Христос воскрес! Опять с зарею,

Редеет долгой ночи тень,

Опять зажегся над землёю

Для новой жизни новый день.

 

Ещё чернеют чащи бора;

Ещё в тени его сырой,

Как зеркала, стоят озёра

И дышат свежестью ночной;

 

Ещё в синеющих долинах

Плывут туманы... Но смотри:

Уже горят на горных льдинах

Лучи огнистые зари!

 

Они в выси пока сияют,

Недостижимой, как мечта,

Где голоса земли смолкают

И непорочна красота.

 

Но, с каждым часом приближаясь

Из-за алеющих вершин,

Они заблещут, разгораясь,

И в тьму лесов и в глубь долин;

 

Они взойдут в красе желанной

И возвестят с высот небес,

Что день настал обетованный,

Что бог воистину воскрес!

 

 

            Единый живой организм сознания: нет в мире разных душ и времени в нём нет. В мелодии тысячи звуков и тысячи аккордов в музыке. Возможно ли разъять их, не умерщвляя единого организма? А ведь разымаем – границами, государствами и даже языками, которые не стремимся понять. Не много, не мало: буквы складываются в слова, слова в сочетания и, наконец, фразы, абзацы, повести. Подобно тому, как семь нот создают всё велеречие музыки, значки алфавита увековечивают всё прекрасное – написанное и помысленное.

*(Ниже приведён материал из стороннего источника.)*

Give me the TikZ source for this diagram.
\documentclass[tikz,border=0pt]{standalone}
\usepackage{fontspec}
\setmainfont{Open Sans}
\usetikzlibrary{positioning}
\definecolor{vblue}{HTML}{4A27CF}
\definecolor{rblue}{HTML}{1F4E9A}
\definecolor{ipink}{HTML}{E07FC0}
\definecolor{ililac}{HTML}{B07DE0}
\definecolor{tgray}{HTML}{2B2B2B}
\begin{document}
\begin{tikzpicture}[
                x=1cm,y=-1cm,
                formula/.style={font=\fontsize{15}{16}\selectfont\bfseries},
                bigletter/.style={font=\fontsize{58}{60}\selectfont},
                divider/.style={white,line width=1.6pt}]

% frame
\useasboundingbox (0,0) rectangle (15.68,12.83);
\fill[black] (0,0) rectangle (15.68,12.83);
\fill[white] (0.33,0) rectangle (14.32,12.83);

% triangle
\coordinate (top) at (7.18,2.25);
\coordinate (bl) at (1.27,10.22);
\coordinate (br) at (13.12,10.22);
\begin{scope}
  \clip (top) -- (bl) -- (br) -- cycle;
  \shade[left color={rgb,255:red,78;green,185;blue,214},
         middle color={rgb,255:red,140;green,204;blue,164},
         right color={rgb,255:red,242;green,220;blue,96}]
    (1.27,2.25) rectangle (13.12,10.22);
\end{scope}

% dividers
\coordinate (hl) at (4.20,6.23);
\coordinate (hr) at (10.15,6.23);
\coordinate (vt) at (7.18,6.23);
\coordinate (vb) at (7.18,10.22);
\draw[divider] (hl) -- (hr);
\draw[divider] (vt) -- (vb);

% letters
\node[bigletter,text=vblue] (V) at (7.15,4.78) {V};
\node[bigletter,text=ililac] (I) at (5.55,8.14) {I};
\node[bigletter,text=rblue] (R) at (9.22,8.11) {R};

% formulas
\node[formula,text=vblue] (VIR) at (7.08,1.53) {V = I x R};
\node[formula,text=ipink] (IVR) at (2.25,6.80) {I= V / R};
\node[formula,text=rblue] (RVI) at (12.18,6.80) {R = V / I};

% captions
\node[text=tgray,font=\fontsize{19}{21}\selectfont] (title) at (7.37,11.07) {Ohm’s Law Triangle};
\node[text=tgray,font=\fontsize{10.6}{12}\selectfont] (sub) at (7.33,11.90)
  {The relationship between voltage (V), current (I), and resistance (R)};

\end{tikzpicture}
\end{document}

            «Тут могут быть, безусловно, совпадения и иногда даже буквальные с тем, что думал, например, когда-то Платон, или подумал кто-то сейчас – за тысячу километров от нас, неизвестный нам Иванов или Чавчавадзе. Не важно. Эмпирическое указание затем, постфактум, на то, что они подумали то же самое, что говорил, скажем, Платон, не имеет значения. Вопрос о плагиате, повторяю, о влиянии, филиации идей в данном случае, на мой взгляд, не уместен» (М. К. Мамардашвили. «Идея преемственности и философская традиция»).

            Восемнадцатилетний Александр Блок, как некий Иванов или Чавчавадзе, повторяет одну и ту же мысль Бунина или Платона:

 

*   *   *

 

В море одна лишь волна – быстротечная.

В небе одна лишь звезда – бесконечная.

В мире одна лишь душа – вечная.

(А. А. Блок)

 

«Здесь идёт речь (когда я говорю об опыте сознания) о каком-то отношении или соотнесённости в сознании всего мира, о какой-то связности его до любого содержания, до любой предметной кристаллизации и, следовательно, до предметных утверждений об объектах» (М. К. Мамардашвили).

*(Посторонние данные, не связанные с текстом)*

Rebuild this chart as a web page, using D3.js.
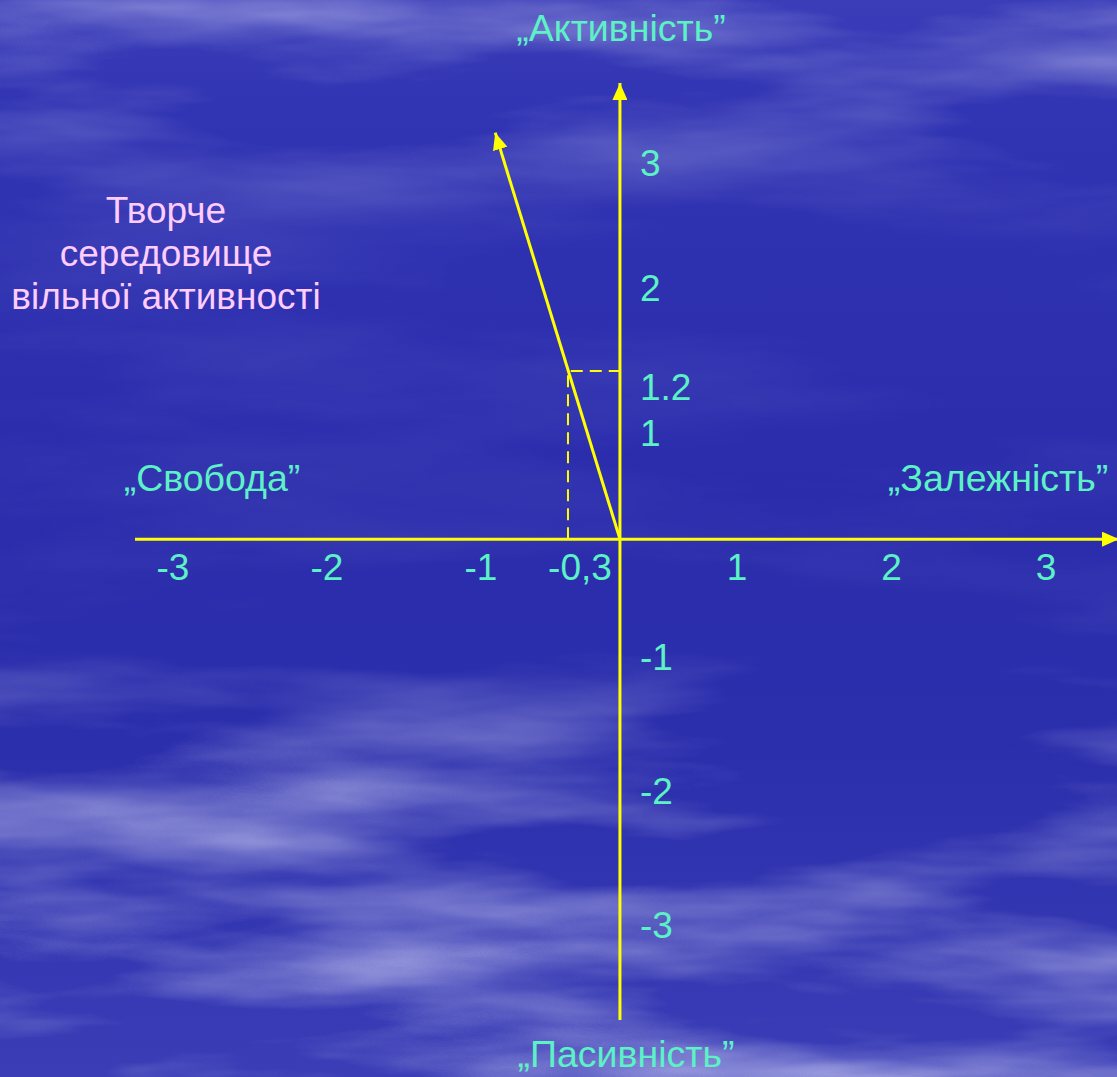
<!DOCTYPE html>
<html><head><meta charset="utf-8">
<script src="https://cdn.jsdelivr.net/npm/d3@7"></script>
<style>html,body{margin:0;padding:0;overflow:hidden;background:#2c2fae}</style>
</head><body>
<script>
// ---- data ----
const xTickValues = [-3, -2, -1, -0.3, 1, 2, 3];
const xTickLabels = ["-3", "-2", "-1", "-0,3", "1", "2", "3"];
const yTickValues = [3, 2, 1.2, 1, -1, -2, -3];
const yTickLabels = ["3", "2", "1.2", "1", "-1", "-2", "-3"];
const point = [-0.3, 1.2];          // "Творче середовище вільної активності"
const vectorEnd = [-0.72, 2.9];     // arrow continues the same direction
const axisTitles = ["„Активність”", "„Пасивність”", "„Свобода”", "„Залежність”"];
const noteLines = ["Творче", "середовище", "вільної активності"];

const W = 1117, H = 1077;
const svg = d3.select("body").append("svg").attr("width", W).attr("height", H);
const defs = svg.append("defs");

// ---- background (sky with clouds) ----
const bg = defs.append("linearGradient").attr("id","bg").attr("x1",0).attr("y1",0).attr("x2",0).attr("y2",1);
[[0,"#3a3cb8"],[0.12,"#3033b2"],[0.45,"#2a2cac"],[0.7,"#2c2fac"],[1,"#3a3db6"]].forEach(s=>bg.append("stop").attr("offset",s[0]).attr("stop-color",s[1]));
svg.append("rect").attr("width",W).attr("height",H).attr("fill","url(#bg)");

const f = defs.append("filter").attr("id","clouds").attr("x",0).attr("y",0).attr("width","100%").attr("height","100%");
f.append("feTurbulence").attr("type","fractalNoise").attr("baseFrequency","0.0016 0.009").attr("numOctaves",5).attr("seed",7).attr("result","n");
f.append("feColorMatrix").attr("in","n").attr("type","matrix")
 .attr("values","0 0 0 0 0.82  0 0 0 0 0.82  0 0 0 0 1  2.6 0 0 0 -1.15");
const cm = defs.append("linearGradient").attr("id","cmask").attr("x1",0).attr("y1",0).attr("x2",0).attr("y2",1);
[[0,0.75],[0.12,0.45],[0.22,0.12],[0.55,0.1],[0.68,0.55],[0.85,0.85],[1,0.9]].forEach(s=>cm.append("stop").attr("offset",s[0]).attr("stop-color","#fff").attr("stop-opacity",s[1]));
const mask = defs.append("mask").attr("id","m");
mask.append("rect").attr("width",W).attr("height",H).attr("fill","url(#cmask)");
svg.append("rect").attr("width",W).attr("height",H).attr("filter","url(#clouds)").attr("mask","url(#m)").attr("opacity",0.7);

// ---- scales ----
const x = d3.scaleLinear().domain([-2.8, 2.87]).range([135, 1117]);
const y = d3.scaleLinear().domain([-3.43, 3.24]).range([1020, 85]);
// tick labels are placed as on the original slide (not evenly around zero)
const xLab = d3.scaleLinear().domain([-3, -1, -0.3, 1, 3]).range([173, 481, 580, 737, 1046]);
const yLab = d3.scaleLinear().domain([-3, -1, 1, 1.2, 3]).range([925, 657, 433, 387, 163]);

const YEL = "#ffff00", MINT = "#5cf2c6", PINK = "#ffccff";
const FONT = "'Liberation Sans', Arial, sans-serif";

function marker(id, w, l) {
  defs.append("marker").attr("id", id).attr("viewBox", `0 -${w/2} ${l} ${w}`)
    .attr("refX", l).attr("refY", 0).attr("markerUnits","userSpaceOnUse")
    .attr("markerWidth", l).attr("markerHeight", w).attr("orient","auto")
    .append("path").attr("d", `M0,-${w/2}L${l},0L0,${w/2}Z`).attr("fill", YEL);
}
marker("arr", 15, 17);

// ---- axes ----
svg.append("line").attr("x1", x(-2.8)).attr("x2", x(2.87)+2).attr("y1", y(0)).attr("y2", y(0))
  .attr("stroke", YEL).attr("stroke-width", 3).attr("marker-end","url(#arr)");
svg.append("line").attr("x1", x(0)).attr("x2", x(0)).attr("y1", y(-3.43)).attr("y2", y(3.24)-2)
  .attr("stroke", YEL).attr("stroke-width", 3).attr("marker-end","url(#arr)");

// ---- dashed guides ----
svg.append("path").attr("d", `M${x(point[0])},${y(0)}V${y(point[1])}H${x(0)}`)
  .attr("fill","none").attr("stroke", YEL).attr("stroke-width", 2).attr("stroke-dasharray","12 7");

// ---- vector ----
svg.append("line").attr("x1", x(0)).attr("y1", y(0)).attr("x2", x(vectorEnd[0])).attr("y2", y(vectorEnd[1]))
  .attr("stroke", YEL).attr("stroke-width", 3).attr("marker-end","url(#arr)");

// ---- tick labels ----
svg.append("g").selectAll("text").data(xTickValues).join("text")
  .attr("x", d => xLab(d)).attr("y", y(0) + 41).attr("text-anchor","middle")
  .attr("font-family", FONT).attr("font-size", 37).attr("fill", MINT)
  .text((d,i) => xTickLabels[i]);
svg.append("g").selectAll("text").data(yTickValues).join("text")
  .attr("x", x(0) + 20).attr("y", d => yLab(d)).attr("dy","0.36em")
  .attr("font-family", FONT).attr("font-size", 37).attr("fill", MINT)
  .text((d,i) => yTickLabels[i]);

// ---- axis titles ----
const t = svg.append("g").attr("font-family", FONT).attr("font-size", 37.5).attr("fill", MINT);
t.append("text").attr("x", 621).attr("y", 41).attr("text-anchor","middle").text(axisTitles[0]);
t.append("text").attr("x", 626).attr("y", 1067).attr("text-anchor","middle").text(axisTitles[1]);
t.append("text").attr("x", 212).attr("y", 491).attr("text-anchor","middle").text(axisTitles[2]);
t.append("text").attr("x", 998).attr("y", 491).attr("text-anchor","middle").text(axisTitles[3]);

// ---- note ----
svg.append("g").attr("font-family", FONT).attr("font-size", 37).attr("fill", PINK)
  .selectAll("text").data(noteLines).join("text")
  .attr("x", 166).attr("y", (d,i) => 223 + i*43).attr("text-anchor","middle").text(d => d);
</script>
</body></html>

            Есть различие между намерением мысли и мыслью, намерением помнить и памятью. Всего обыденного человеческого рассуждения недостаточно для мысли, пусть даже для одной случайной мысли, ведь обыкновенно человеку во всей его суете такая мысль кажется «мечтой бесполезной» – какой прок говорить о боге, природе, смысле и предназначении... Однажды выясняется, что только этим предназначением мы и живы. «Мы идём к себе издалека. Весьма издалека, – вот так размышлением о культуре мы возделываем её плодородный слой. – И, кстати, за это время (и в пространстве), пока мы идём к себе, может многое случиться – до себя можно и не дойти» (М. К. Мамардашвили). Однажды выясняется, что мы не ведаем своей души: организуя пространство вокруг себя, мы совсем запустили пространство своё собственное и стены глухого непонимания разделяют его. Душа не поёт, музыка не рождается, техника бунтует в многотрудных руках, и беспросветное существование заключает душу в камеру пыток.

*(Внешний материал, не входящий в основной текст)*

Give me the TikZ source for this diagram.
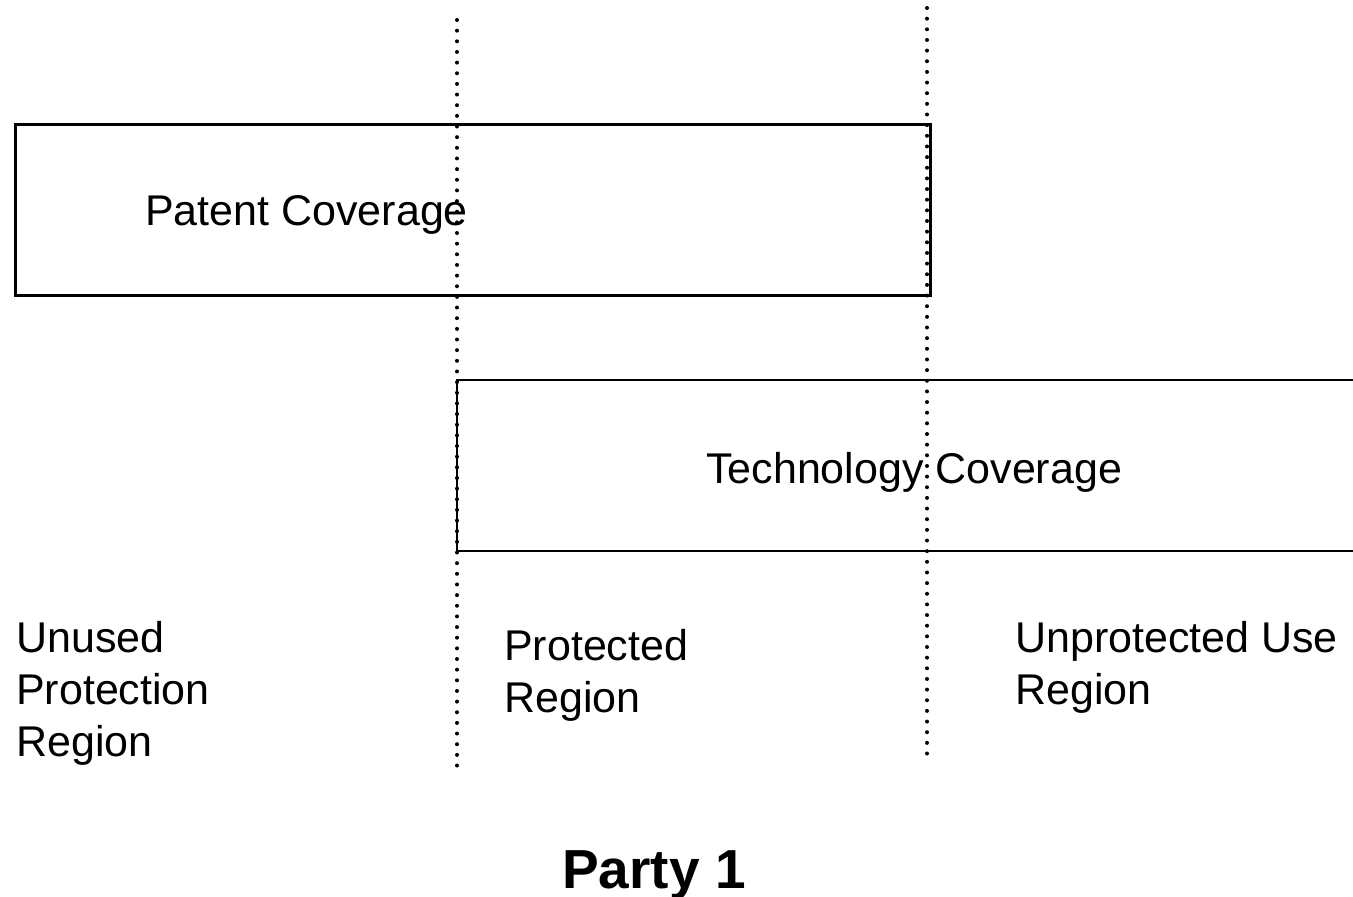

Поэзия преображает душу. Марсель Пруст называл поэзию чувством собственного существования, а разум бесконечным чувствованием. Нужно больше видеть и знать, знать душой, исполненной чувства; и тогда память, состояние живое и непосредственное, обоймёт настоящее музыкальным счастьем мышления.

 

Вечер

 

О счастье мы всегда лишь вспоминаем.

А счастье всюду. Может быть, оно

Вот этот сад осенний за сараем

И чистый воздух, льющийся в окно.

 

В бездонном небе легким белым краем

Встает, сияет облако. Давно

Слежу за ним... Мы мало видим, знаем,

А счастье только знающим дано.

 

Окно открыто. Пискнула и села

На подоконник птичка. И от книг

Усталый взгляд я отвожу на миг.

 

День вечереет, небо опустело.

Гул молотилки слышен на гумне...

Я вижу, слышу, счастлив. Всё во мне.